Dosya içeriğine göre, 04.04.2006 tarihinden sonra taraflar arasında her yıl yenilen uzman yazılım geliştirici sözleşmesi imzalanmıştır. Anılan sözleşmelerde davacının aylık ücret miktarı belirtilmiş, yurt içi ve yurt dışı seyehatler, basım ve telefon faturası şeklindeki giderlerin işveren tarafından karşılanacağı, danışmanın bilgi işlem daire başkanına karşı sorumlu olduğu ve altı aylık dönemde on günlük yıllık izin kullanabileceği vurgulanmıştır. Anılan sözleşmelerin eki niteliğindeki iş tanımı ve hizmetlerin kapsamı başlıklı belgede ise davacının çalışma yerinin ..., çalışma süresinin haftada beş gün ve günde sekiz saat olduğu, her üç ayda bir iş tanımına göre faaliyetlerini idareye sunacağı açıklanmıştır. Çalıştığı süre içerisinde Bilgi İşlem Daire Başkanlığı tarafından devam çizelgeleri düzenlenmiş ve bu çizelgelerde davacının görev seyehati, seminer ve toplantılara katıldığı günler, yıllık izinli olduğu tarihler gösterilmiştir. Yıllık izin kullandığı dönemlerde ayrıca personel yıllık izin formları düzenlenmiştir. Yeminli dinlenen davacı şahitlerinin çalışma yeri ve şekline ilişkin beyanları ile tüm bu deliller birlikte değerlendirildiğinde iş sözleşmesinin zaman ve ücret bakımından bağımlılık ile işgörme unsurlarının somut olay bakımından gerçekleştiği açıktır. Davacının davalı bakanlık dışında başka bir kişiye danışmanlık hizmeti vermediğinin de dosya kapsamından anlaşılması karşısında, salt kendisine ait ikametgah adresinin bir bölümünü işyeri adresi olarak bildirerek davalı bakanlığa danışmanlık hizmeti verdiğinden bahisle serbest meslek makbuzları ve içerik açıklanmaksızın komisyon kabul tutanakları düzenlenmiş olması taraflar arasındaki ilişkinin niteliğini değiştirmeyecektir.

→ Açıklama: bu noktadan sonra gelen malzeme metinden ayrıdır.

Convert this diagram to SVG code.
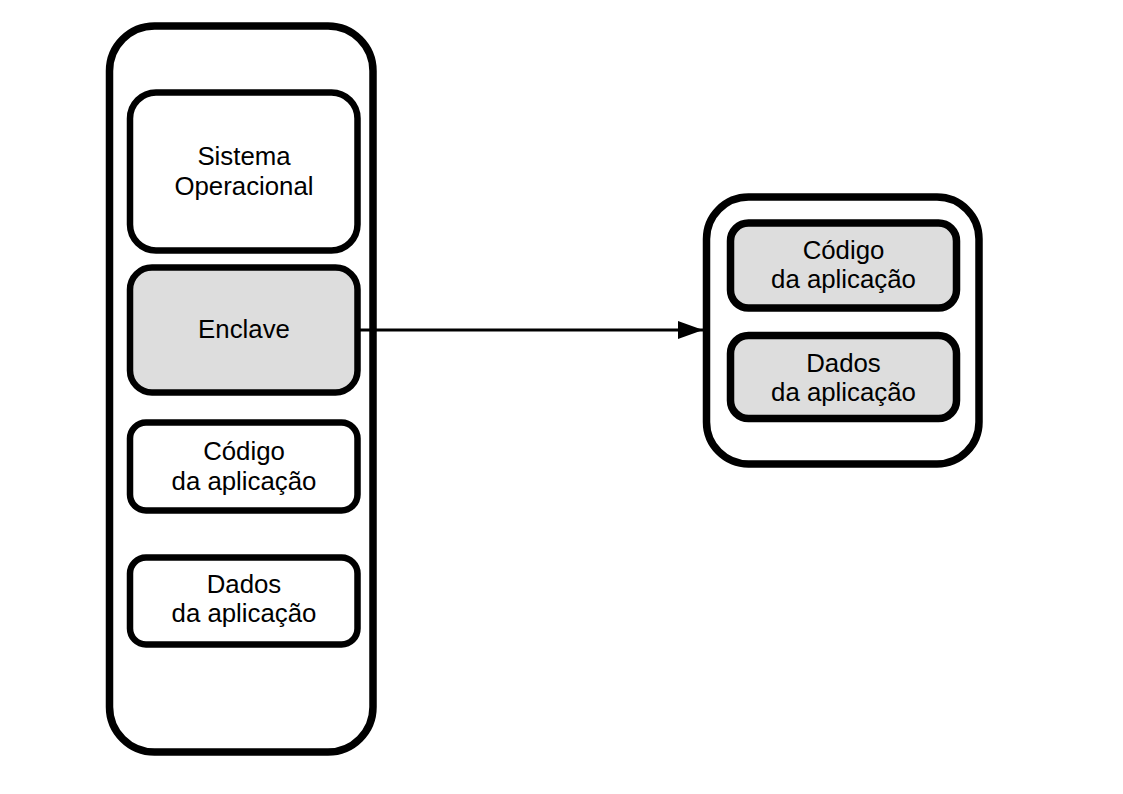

Davaya bakmakla iş mahkemelerinin görevli olduğu kabul edilerek yargılamaya devam edilmesi gerekirken yazılı gerekçe ile görevsizlik kararı verilmesi hatalı olup bozmayı gerektirmiştir.
SONUÇ: Hükmün yukarıda açıklanan sebeplerden BOZULMASINA, peşin alının temyiz harcının istek halinde ilgiliye iadesine, 04.04.2016 gününde oybirliği ile karar verildi.